Investors switch from offices to estate malls

PUBLISHED : Wednesday, 11 July, 2012, 12:00am
UPDATED : Wednesday, 11 July, 2012, 12:00am

Hong Kong property investors have shifted their focus from grade A offices and prime retail space to shopping malls in non-core locations in response to rising prices in the city's main commercial centres.

The shift of attention put Sun Hung Kai Properties' Tsuen Wan Shopping Arcade in the sights of investors, agents said.

The developer's executive director Victor Lui Ting said some shops in the arcade had been sold. If the offers were attractive, the developer would continue to sell the remaining stores.

The arcade's floor area is about 105,900 square feet and agents believe it could fetch HK$600 million.

Recent activity in the sector saw a shopping arcade in the nearby Allway Gardens, owned by veteran property investor Tang Shing-bor, sell for a reported HK$500 million last month, agents said; and an investor reportedly submitted an offer of HK$280 million to buy Chinese Estates' retail arcades in its Indi Home project in the same district and about HK$80 million for the parking spaces.

Despite their non-core location, the properties are in demand because of their competitive prices and yields, agents said.

Hang Lung Properties was reported to have sold Laguna Plaza, the shopping mall in Laguna City, Kwun Tong, to investment fund CLSA Capital Partners for more than HK$1.5 billion last week. The buyer could enjoy a rental yield of 4 per cent.

Land Registry data show Wheelock Properties sold Bellagio Mall, the shopping arcade in its Bellagio residential project in Sham Tseng, for HK$280 million in June.

'Prices of grade A offices, street-level shops in major shopping districts and luxury properties have surged to historically high levels,' a director of the investment department at consultants DTZ, Elvin Yau Chun-fat, said.

'As a result, initial rental yields of shops in prime locations are down to 2 per cent, while yields on luxury residential are less than 2 per cent. Industrial properties had offered higher returns, but yields are now down to just 3 per cent - about the same as borrowing costs. So investors are on the look-out for properties offering higher rental yields and with appeal to tourists, and retail properties in residential areas have become their top choice.'

According to Chartersince Realty, the average asking price of an office unit at Lippo Centre in Admiralty is now about HK$20,000 per square foot, while units in Admiralty Centre are letting for HK$18,000 per square foot and rents in the Bank of America Tower have climbed to HK$25,000 per square foot.

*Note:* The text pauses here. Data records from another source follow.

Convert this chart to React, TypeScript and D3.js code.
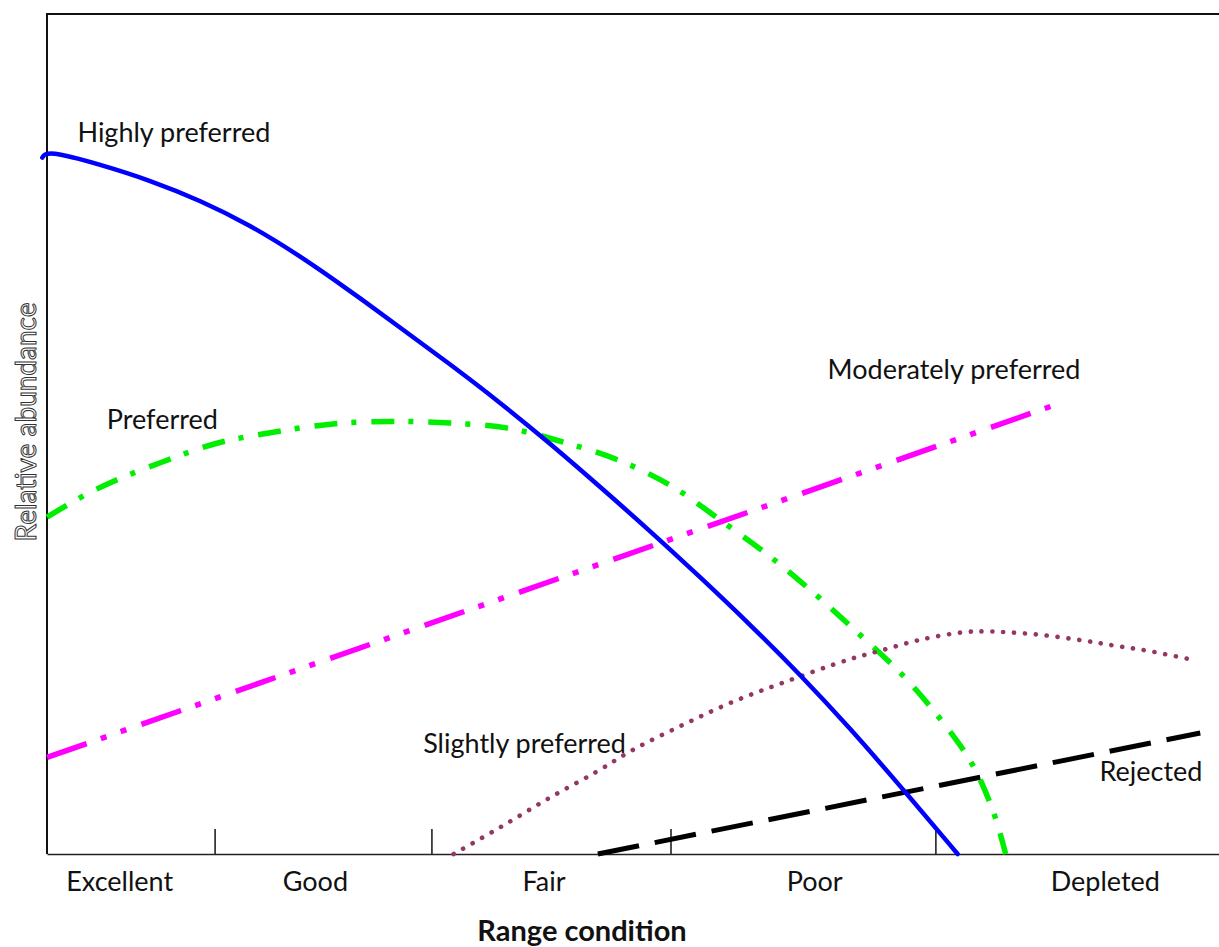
import React, { useEffect, useRef } from 'react';
import * as d3 from 'd3';

// x: range condition (0 = excellent end, 100 = depleted end); y: relative abundance (0-100)
type Pt = [number, number];

const highlyPreferred: Pt[] = [
  [-0.4, 82.9], [0, 83.8], [4.5, 82.1], [8.8, 80.2], [13.1, 77.8], [17.3, 74.9],
  [21.6, 71.2], [25.9, 67.0], [30.1, 62.7], [34.4, 58.3], [38.7, 53.7], [42.9, 48.9],
  [47.2, 43.7], [51.5, 38.4], [55.7, 33.0], [60.0, 27.3], [64.3, 21.3], [68.5, 15.0],
  [72.8, 8.1], [77.7, 0],
];

const preferred: Pt[] = [
  [0, 40.1], [2.8, 42.4], [5.4, 44.2], [9.9, 46.7], [14.5, 48.9], [19.3, 50.2],
  [24.4, 51.2], [29.5, 51.5], [34.4, 51.3], [39.3, 50.7], [44.4, 48.9], [49.1, 46.7],
  [53.4, 43.7], [57.7, 39.5], [61.7, 35.4], [65.4, 31.1], [69.2, 26.3], [73.0, 21.3],
  [76.2, 16.1], [78.9, 10.8], [80.7, 5.2], [81.8, 0],
];

const moderatelyPreferred: Pt[] = [[0, 11.5], [86.7, 53.8]];

const slightlyPreferred: Pt[] = [
  [34.7, 0], [38.7, 3.2], [42.9, 6.7], [46.9, 9.8], [50.0, 12.4], [54.3, 15.4],
  [58.5, 18.1], [63.0, 20.5], [68.3, 23.1], [71.1, 24.2], [74.5, 25.5], [78.2, 26.4],
  [80.0, 26.5], [81.9, 26.4], [84.7, 26.1], [88.5, 25.4], [91.1, 24.8], [93.9, 24.2],
  [97.8, 23.1],
];

const rejected: Pt[] = [[47.0, 0], [98.4, 14.4]];

const tickPositions = [14.3, 32.8, 53.2, 75.8];
const conditionLabels = ['Excellent', 'Good', 'Fair', 'Poor', 'Depleted'];
const conditionCenters = [6.2, 22.9, 42.4, 65.5, 90.3];

const FONT = 'Lato, "Liberation Sans", sans-serif';

export default function App() {
  const svgRef = useRef<SVGSVGElement>(null);

  useEffect(() => {
    if (!svgRef.current) return;
    const svg = d3.select(svgRef.current);
    svg.selectAll('*').remove();

    const width = 1219;
    const height = 947;
    const left = 47, right = 1219, top = 14, bottom = 854;

    svg.attr('width', width).attr('height', height);

    const x = d3.scaleLinear().domain([0, 100]).range([left, right]);
    const y = d3.scaleLinear().domain([0, 100]).range([bottom, top]);

    // frame
    svg.append('line')
      .attr('x1', left).attr('x2', right).attr('y1', top).attr('y2', top)
      .attr('stroke', '#111').attr('stroke-width', 2.2);
    svg.append('line')
      .attr('x1', left).attr('x2', left).attr('y1', top - 1).attr('y2', bottom)
      .attr('stroke', '#111').attr('stroke-width', 2);

    const xAxis = d3.axisBottom(x)
      .tickValues(tickPositions)
      .tickSizeInner(-25)
      .tickSizeOuter(0)
      .tickFormat(() => '');
    const gx = svg.append('g').attr('transform', `translate(0,${bottom})`).call(xAxis);
    gx.select('.domain').attr('stroke', '#222').attr('stroke-width', 1.6);
    gx.selectAll('.tick line').attr('stroke', '#222').attr('stroke-width', 1.6);

    // condition labels
    svg.append('g')
      .selectAll('text')
      .data(conditionLabels)
      .join('text')
      .attr('x', (_, i) => x(conditionCenters[i]))
      .attr('y', 891)
      .attr('text-anchor', 'middle')
      .style('font-family', FONT)
      .style('font-size', '27px')
      .style('fill', '#111')
      .text(d => d);

    svg.append('text')
      .attr('x', 582)
      .attr('y', 941)
      .attr('text-anchor', 'middle')
      .style('font-family', FONT)
      .style('font-size', '29px')
      .style('font-weight', 'bold')
      .style('fill', '#111')
      .text('Range condition');

    svg.append('text')
      .attr('transform', 'translate(36,422) rotate(-90)')
      .attr('text-anchor', 'middle')
      .style('font-family', FONT)
      .style('font-size', '28px')
      .style('fill', '#fff')
      .style('stroke', '#333')
      .style('stroke-width', 1)
      .text('Relative abundance');

    const smooth = d3.line<Pt>()
      .x(d => x(d[0]))
      .y(d => y(d[1]))
      .curve(d3.curveBasis);
    const through = d3.line<Pt>()
      .x(d => x(d[0]))
      .y(d => y(d[1]))
      .curve(d3.curveCatmullRom.alpha(0.5));

    const series = [
      { data: rejected, gen: through, color: '#000', w: 5, dash: '42 16', cap: 'butt' },
      { data: moderatelyPreferred, gen: through, color: '#ff00ff', w: 5.5, dash: '42 15 6 15 6 16', cap: 'butt' },
      { data: preferred, gen: through, color: '#00ee00', w: 5.5, dash: '23 14 5 15', cap: 'butt' },
      { data: slightlyPreferred, gen: through, color: '#953765', w: 4.6, dash: '0.1 10.8', cap: 'round' },
      { data: highlyPreferred, gen: smooth, color: '#0000ff', w: 4.5, dash: null, cap: 'round' },
    ];

    series.forEach(s => {
      svg.append('path')
        .datum(s.data)
        .attr('d', s.gen)
        .attr('fill', 'none')
        .attr('stroke', s.color)
        .attr('stroke-width', s.w)
        .attr('stroke-linecap', s.cap)
        .attr('stroke-dasharray', s.dash);
    });

    // curve labels
    const curveLabels = [
      { text: 'Highly preferred', x: 2.6, y: 84.8 },
      { text: 'Preferred', x: 5.1, y: 50.6 },
      { text: 'Moderately preferred', x: 66.6, y: 56.5 },
      { text: 'Slightly preferred', x: 32.1, y: 12.0 },
      { text: 'Rejected', x: 89.8, y: 8.7 },
    ];
    svg.append('g')
      .selectAll('text')
      .data(curveLabels)
      .join('text')
      .attr('x', d => x(d.x))
      .attr('y', d => y(d.y))
      .style('font-family', FONT)
      .style('font-size', '27px')
      .style('fill', '#111')
      .text(d => d.text);
  }, []);

  return <svg ref={svgRef} style={{ position: 'absolute', left: 0, top: 0 }} />;
}
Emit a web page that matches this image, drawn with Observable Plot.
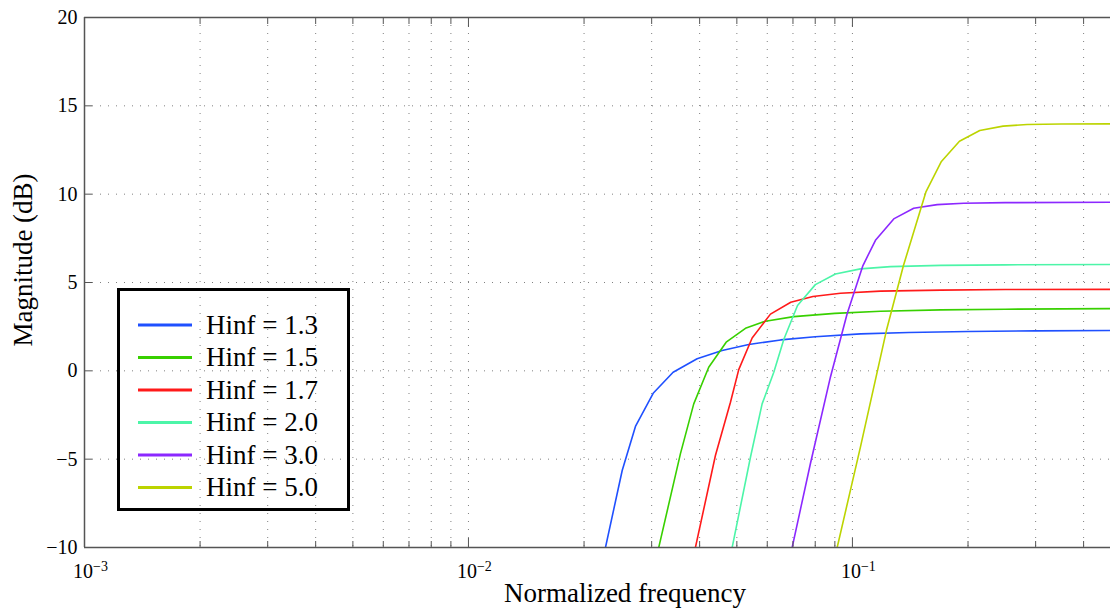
<!DOCTYPE html>
<html><head><meta charset="utf-8">
<script src="https://cdn.jsdelivr.net/npm/d3@7"></script>
<script src="https://cdn.jsdelivr.net/npm/@observablehq/plot@0.6"></script>
<style>
body{margin:0;background:#fff;}
#chart{position:relative;width:1110px;height:609px;}
</style>
</head><body><div id="chart"></div>
<script>
// ---- data ----
const hinfLabels = ["Hinf = 1.3", "Hinf = 1.5", "Hinf = 1.7", "Hinf = 2.0", "Hinf = 3.0", "Hinf = 5.0"];
const colors = ["#1f50ff", "#38d000", "#ff1a1a", "#4cf5a8", "#8c28ff", "#bcd400"];

const f13 = [0.02274, 0.02514, 0.02722, 0.03027, 0.03412, 0.0394, 0.04578, 0.0537, 0.065, 0.08, 0.105, 0.14, 0.2, 0.3, 0.47];
const db13 = [-10, -5.64, -3.15, -1.27, -0.08, 0.68, 1.15, 1.49, 1.75, 1.93, 2.09, 2.17, 2.23, 2.26, 2.28];

const f15 = [0.0313, 0.03564, 0.03861, 0.04224, 0.0469, 0.05287, 0.05935, 0.07035, 0.09, 0.1183, 0.17, 0.25, 0.47];
const db15 = [-10, -4.70, -1.87, 0.20, 1.62, 2.43, 2.81, 3.07, 3.25, 3.37, 3.45, 3.49, 3.52];

const f17 = [0.039, 0.04397, 0.04812, 0.05057, 0.0548, 0.06116, 0.06909, 0.07888, 0.09306, 0.1183, 0.17, 0.25, 0.47];
const db17 = [-10, -4.79, -1.78, 0.07, 1.86, 3.21, 3.88, 4.21, 4.39, 4.51, 4.57, 4.60, 4.61];

const f20 = [0.04861, 0.05425, 0.05818, 0.0624, 0.06625, 0.07194, 0.08007, 0.0903, 0.1049, 0.1256, 0.17, 0.25, 0.47];
const db20 = [-10, -4.89, -1.87, -0.08, 1.77, 3.70, 4.88, 5.48, 5.77, 5.90, 5.97, 6.00, 6.02];

const f30 = [0.06966, 0.07771, 0.08762, 0.09687, 0.1065, 0.1148, 0.1281, 0.1444, 0.1662, 0.1949, 0.25, 0.47];
const db30 = [-10, -5.26, -0.36, 3.23, 5.96, 7.39, 8.60, 9.20, 9.41, 9.49, 9.52, 9.54];

const f50 = [0.09125, 0.1049, 0.1226, 0.1358, 0.1555, 0.1705, 0.19, 0.2146, 0.2468, 0.2851, 0.35, 0.47];
const db50 = [-10, -4.32, 2.28, 5.96, 10.15, 11.85, 13.0, 13.6, 13.85, 13.94, 13.97, 13.98];

const xMajor = [0.001, 0.01, 0.1];
const xMajorLabels = ["10^\u22123", "10^\u22122", "10^\u22121"];
const xMinor = [0.002, 0.003, 0.004, 0.005, 0.006, 0.007, 0.008, 0.009,
                0.02, 0.03, 0.04, 0.05, 0.06, 0.07, 0.08, 0.09,
                0.2, 0.3, 0.4];
const yTicks = [-10, -5, 0, 5, 10, 15, 20];
const xLabel = "Normalized frequency";
const yLabel = "Magnitude (dB)";

// ---- build table ----
const series = [
  {name: hinfLabels[0], f: f13, db: db13},
  {name: hinfLabels[1], f: f15, db: db15},
  {name: hinfLabels[2], f: f17, db: db17},
  {name: hinfLabels[3], f: f20, db: db20},
  {name: hinfLabels[4], f: f30, db: db30},
  {name: hinfLabels[5], f: f50, db: db50}
];
const rows = series.flatMap(s => s.f.map((f, i) => ({series: s.name, f, db: s.db[i]})));
const xLab = new Map(xMajor.map((v, i) => [v, xMajorLabels[i]]));
const axisColor = "#555";
const serif = "'Liberation Serif', 'Times New Roman', serif";
const gridStyle = {stroke: "#808080", strokeOpacity: 1, strokeWidth: 1, strokeDasharray: "1,7"};

const plot = Plot.plot({
  width: 1110, height: 609,
  marginTop: 17, marginBottom: 62, marginLeft: 84, marginRight: 0,
  style: {fontFamily: serif, fontSize: "20px", background: "#fff", color: "#000"},
  x: {type: "log", domain: [0.001, 0.47], label: null},
  y: {domain: [-10, 20], label: null},
  color: {domain: hinfLabels, range: colors},
  marks: [
    Plot.gridX(xMajor.concat(xMinor), gridStyle),
    Plot.gridY(yTicks, gridStyle),
    Plot.line(rows, {x: "f", y: "db", z: "series", stroke: "series", strokeWidth: 1.6, clip: true}),
    Plot.axisX(xMajor, {tickSize: -9, tickPadding: 25, stroke: axisColor, tickFormat: d => xLab.get(d), label: null}),
    Plot.axisX(xMinor, {tickSize: -6, stroke: axisColor, tickFormat: () => "", label: null}),
    Plot.axisX(xMajor, {anchor: "top", tickSize: -9, stroke: axisColor, tickFormat: () => "", label: null}),
    Plot.axisX(xMinor, {anchor: "top", tickSize: -6, stroke: axisColor, tickFormat: () => "", label: null}),
    Plot.axisY(yTicks, {tickSize: -8, tickPadding: 15, stroke: axisColor, tickFormat: d => d < 0 ? "\u2212" + (-d) : String(d), label: null}),
    Plot.ruleY([-10], {stroke: axisColor, strokeWidth: 1.5}),
    Plot.ruleY([20], {stroke: axisColor, strokeWidth: 1.5}),
    Plot.ruleX([0.001], {stroke: axisColor, strokeWidth: 1.5})
  ]
});

const svg = d3.select(plot);
// superscript exponents on x tick labels
svg.selectAll('g[aria-label="x-axis tick label"] text').each(function () {
  const s = this.textContent;
  if (!s || s.indexOf("^") < 0) return;
  const [b, e] = s.split("^");
  const t = d3.select(this);
  t.text(null).attr("text-anchor", "start").attr("dx", "-11.5");
  t.append("tspan").text(b);
  t.append("tspan").attr("dy", "-0.5em").attr("font-size", "14px").text(e);
});

// axis titles
svg.append("text").attr("x", 625).attr("y", 602).attr("text-anchor", "middle")
  .attr("font-family", serif).attr("font-size", 27).attr("fill", "#000").text(xLabel);
svg.append("text").attr("transform", "translate(32,260) rotate(-90)").attr("text-anchor", "middle")
  .attr("font-family", serif).attr("font-size", 27).attr("fill", "#000").text(yLabel);

// legend
const lg = svg.append("g").attr("aria-label", "legend");
lg.append("rect").attr("x", 118.5).attr("y", 289.5).attr("width", 230).attr("height", 220)
  .attr("fill", "none").attr("stroke", "#000").attr("stroke-width", 3);
hinfLabels.forEach((name, i) => {
  const y = 325 + i * 32.5;
  lg.append("line").attr("x1", 138).attr("x2", 192).attr("y1", y).attr("y2", y)
    .attr("stroke", colors[i]).attr("stroke-width", 3);
  lg.append("text").attr("x", 206).attr("y", y + 8.5).attr("text-anchor", "start")
    .attr("font-family", serif).attr("font-size", 27).attr("fill", "#000").text(name);
});

document.getElementById("chart").appendChild(plot);
</script>
</body></html>
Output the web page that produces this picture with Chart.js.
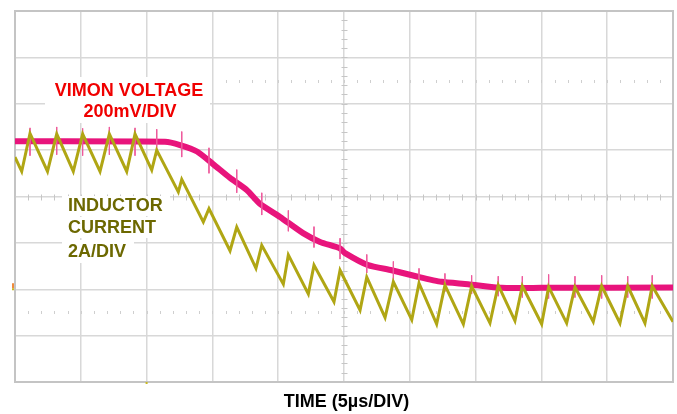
<!DOCTYPE html>
<html>
<head>
<meta charset="utf-8">
<script src="https://cdn.jsdelivr.net/npm/chart.js@4.4.1/dist/chart.umd.min.js"></script>
<style>
  html, body { margin: 0; padding: 0; background: #fff; }
  #wrap { width: 677px; height: 414px; }
</style>
</head>
<body>
<div id="wrap"><canvas id="scope"></canvas></div>
<script>
const inductorTime = [0, 0.51, 1.14, 2.47, 3.17, 4.43, 5.14, 6.46, 7.17, 8.49, 9.12, 10.39, 10.77,
  12.41, 12.67, 14.31, 14.74, 16.34, 16.85, 18.31, 18.75, 20.39, 20.77, 22.29, 22.72, 24.24, 24.70,
  26.22, 26.73, 28.12, 28.75, 30.15, 30.70, 32.04, 32.67, 34.07, 34.70, 36.09, 36.72, 37.99, 38.55,
  40.02, 40.55, 41.92, 42.55, 43.94, 44.58, 45.97, 46.56, 47.87, 48.42, 50];
const inductorDiv = [0.85, 0.54, 1.36, 0.54, 1.35, 0.54, 1.35, 0.54, 1.35, 0.54, 1.35, 0.57, 1.0,
  0.10, 0.37, -0.55, -0.26, -1.17, -0.66, -1.55, -1.05, -1.89, -1.26, -2.10, -1.48, -2.27, -1.59,
  -2.45, -1.74, -2.61, -1.84, -2.66, -1.87, -2.75, -1.91, -2.75, -1.93, -2.73, -1.91, -2.68, -1.93,
  -2.75, -1.95, -2.73, -1.95, -2.70, -1.93, -2.73, -1.93, -2.73, -1.93, -2.70];

const vimonTime = [0, 11.40, 12.54, 13.83, 15.05, 16.34, 17.61, 18.62, 20.14, 21.89, 23.18, 24.70,
  25.08, 26.83, 28.62, 30.62, 32.42, 34.42, 36.98, 40.0, 50];
const vimonDiv = [1.19, 1.18, 1.11, 0.97, 0.70, 0.40, 0.14, -0.16, -0.44, -0.79, -0.98, -1.12,
  -1.22, -1.48, -1.59, -1.73, -1.84, -1.89, -1.97, -1.97, -1.96];

// pics de commutation sur VIMON
const spikeTime = [1.14, 3.17, 5.14, 7.17, 9.12, 10.77, 12.67, 14.74, 16.85, 18.75, 20.77, 22.72,
  24.70, 26.73, 28.75, 30.70, 32.67, 34.70, 36.72, 38.55, 40.55, 42.55, 44.58, 46.56, 48.42];
const spikeTop = [1.48, 1.50, 1.47, 1.50, 1.48, 1.45, 1.40, 1.05, 0.58, 0.08, -0.30, -0.65,
  -0.90, -1.25, -1.40, -1.55, -1.66, -1.70, -1.72, -1.72, -1.68, -1.72, -1.70, -1.72, -1.70];
const spikeBottom = [0.88, 0.90, 0.88, 0.90, 0.88, 0.88, 0.85, 0.50, 0.08, -0.40, -0.75, -1.10,
  -1.35, -1.65, -1.80, -1.95, -2.05, -2.10, -2.15, -2.18, -2.20, -2.18, -2.20, -2.18, -2.20];

const xTicks = { min: 0, max: 50, step: 5 };   // 5µs/DIV, 10 divisions
const yTicks = { min: -4, max: 4, step: 1 };   // 8 divisions

const FONT = '"Liberation Sans", Arial, sans-serif';
const PINK = '#e8147c';
const OLIVE = '#b0a614';

const inductorPts = inductorTime.map((t, i) => ({ x: t, y: inductorDiv[i] }));
const vimonPts = vimonTime.map((t, i) => ({ x: t, y: vimonDiv[i] }));
const spikePts = [];
spikeTime.forEach((t, i) => {
  spikePts.push({ x: t, y: spikeTop[i] }, { x: t, y: spikeBottom[i] }, { x: t, y: null });
});

// === Plugin : cadre, réticule central, pointillés, textes ===
const scopeDecor = {
  id: 'scopeDecor',
  beforeDatasetsDraw(chart) {
    const { ctx, chartArea: a, scales: { x, y } } = chart;
    ctx.save();
    ctx.strokeStyle = '#c4c4c4';
    ctx.lineWidth = 2;
    ctx.strokeRect(a.left, a.top, a.right - a.left, a.bottom - a.top);

    const cx = Math.round(x.getPixelForValue(25)) + 0.5;
    const cy = Math.round(y.getPixelForValue(0)) + 0.5;
    ctx.strokeStyle = '#c6c6c6';
    ctx.lineWidth = 1;
    ctx.beginPath();
    for (let v = yTicks.min; v <= yTicks.max + 1e-6; v += 0.2) {
      const py = Math.round(y.getPixelForValue(v)) + 0.5;
      ctx.moveTo(cx - 3, py); ctx.lineTo(cx + 3, py);
    }
    for (let t = xTicks.min; t <= xTicks.max + 1e-6; t += 1) {
      const px = Math.round(x.getPixelForValue(t)) + 0.5;
      ctx.moveTo(px, cy - 3); ctx.lineTo(px, cy + 3);
    }
    ctx.stroke();

    // pointillés de curseur à ±2.5 div
    ctx.fillStyle = '#cfcfcf';
    [[2.5, 16], [-2.5, 1]].forEach(([v, start]) => {
      const py = Math.round(y.getPixelForValue(v));
      for (let t = start; t < xTicks.max; t += 1) {
        const px = Math.round(x.getPixelForValue(t));
        ctx.fillRect(px, py - 1, 1, 3);
      }
    });

    // marqueurs de masse / déclenchement
    ctx.fillStyle = '#f08a3c';
    ctx.fillRect(a.left - 3, y.getPixelForValue(-2) - 6, 2, 5);
    ctx.fillStyle = '#c8b820';
    ctx.fillRect(a.left - 3, y.getPixelForValue(-2) - 1, 2, 2);
    ctx.fillRect(x.getPixelForValue(10) - 1, a.bottom, 2, 2);
    ctx.restore();
  },
  afterDraw(chart) {
    const { ctx } = chart;
    ctx.save();
    ctx.font = 'bold 18px ' + FONT;
    ctx.textBaseline = 'middle';

    ctx.fillStyle = '#fff';
    ctx.fillRect(45, 77, 165, 46);
    ctx.fillStyle = '#f00000';
    ctx.textAlign = 'center';
    ctx.fillText('VIMON VOLTAGE', 129, 91);
    ctx.fillText('200mV/DIV', 130, 112);

    ctx.fillStyle = '#fff';
    ctx.fillRect(62, 196, 108, 20);
    ctx.fillRect(62, 217, 90, 21);
    ctx.fillRect(62, 240, 72, 23);
    ctx.fillStyle = '#6c6800';
    ctx.textAlign = 'left';
    ctx.fillText('INDUCTOR', 68, 206);
    ctx.fillText('CURRENT', 68, 228);
    ctx.fillText('2A/DIV', 68, 252);

    ctx.fillStyle = '#000';
    ctx.textAlign = 'center';
    ctx.fillText('TIME (5µs/DIV)', 346.5, 402);
    ctx.restore();
  }
};

const grid = { color: '#d8d8d8', lineWidth: 1.5, drawTicks: false };

new Chart(document.getElementById('scope'), {
  type: 'line',
  data: {
    datasets: [
      { label: 'Inductor current', data: inductorPts, borderColor: OLIVE, borderWidth: 3,
        pointRadius: 0, tension: 0, fill: false },
      { label: 'VIMON spikes', data: spikePts, borderColor: '#ee5a9c', borderWidth: 1,
        pointRadius: 0, spanGaps: false, fill: false },
      { label: 'VIMON voltage', data: vimonPts, borderColor: PINK, borderWidth: 6,
        pointRadius: 0, tension: 0.2, fill: false, borderJoinStyle: 'round' }
    ]
  },
  options: {
    responsive: true,
    maintainAspectRatio: false,
    animation: false,
    layout: { padding: { left: 15, top: 11, right: 4, bottom: 32 } },
    plugins: { legend: { display: false }, tooltip: { enabled: false } },
    scales: {
      x: { type: 'linear', min: xTicks.min, max: xTicks.max,
        ticks: { display: false, stepSize: xTicks.step }, grid: grid, border: { display: false } },
      y: { type: 'linear', min: yTicks.min, max: yTicks.max,
        ticks: { display: false, stepSize: yTicks.step }, grid: grid, border: { display: false } }
    }
  },
  plugins: [scopeDecor]
});
</script>
</body>
</html>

'The asking prices of these vendors are high as they are enjoying a high rental return and the vacancy rate is low. They are reluctant to sell their units unless the offers are attractive,' Chartersince Realty associate director Desmond Poon said.

'There are not many office units available for sale in the market. At the same time, investors worry the office rents will fall and hesitate to buy office units at this level.'

Shopping arcades in non-core locations are more attractive to investors, as they offer rental yields of 4 to 5 per cent, said Kent Fong Chi-kit, co-head of investment at realtor Cushman & Wakefield. 'Many investors and investment funds are cash rich and looking for investment to hedge the inflation,' he said.

Buyers were confident that if they renovated the properties and improved their tenant mix, the shopping arcades would generate good rental returns. 'The prices of the shopping arcades are still at a reasonable level,' Fong said.

En-bloc industrial buildings were popular with investors until recently, said Fong, but only a few deals had been done in the past few months because the government had imposed a higher land premium on converting industrial sites to office use.

'You have to pay about HK$3,000 per square foot for a conversion. Including a land price of HK$2,000 per square foot and a construction cost of HK$2,000 per square foot, the development cost could reach HK$7,000 per square foot. Investors felt they could not make a profit from such a development,' he said.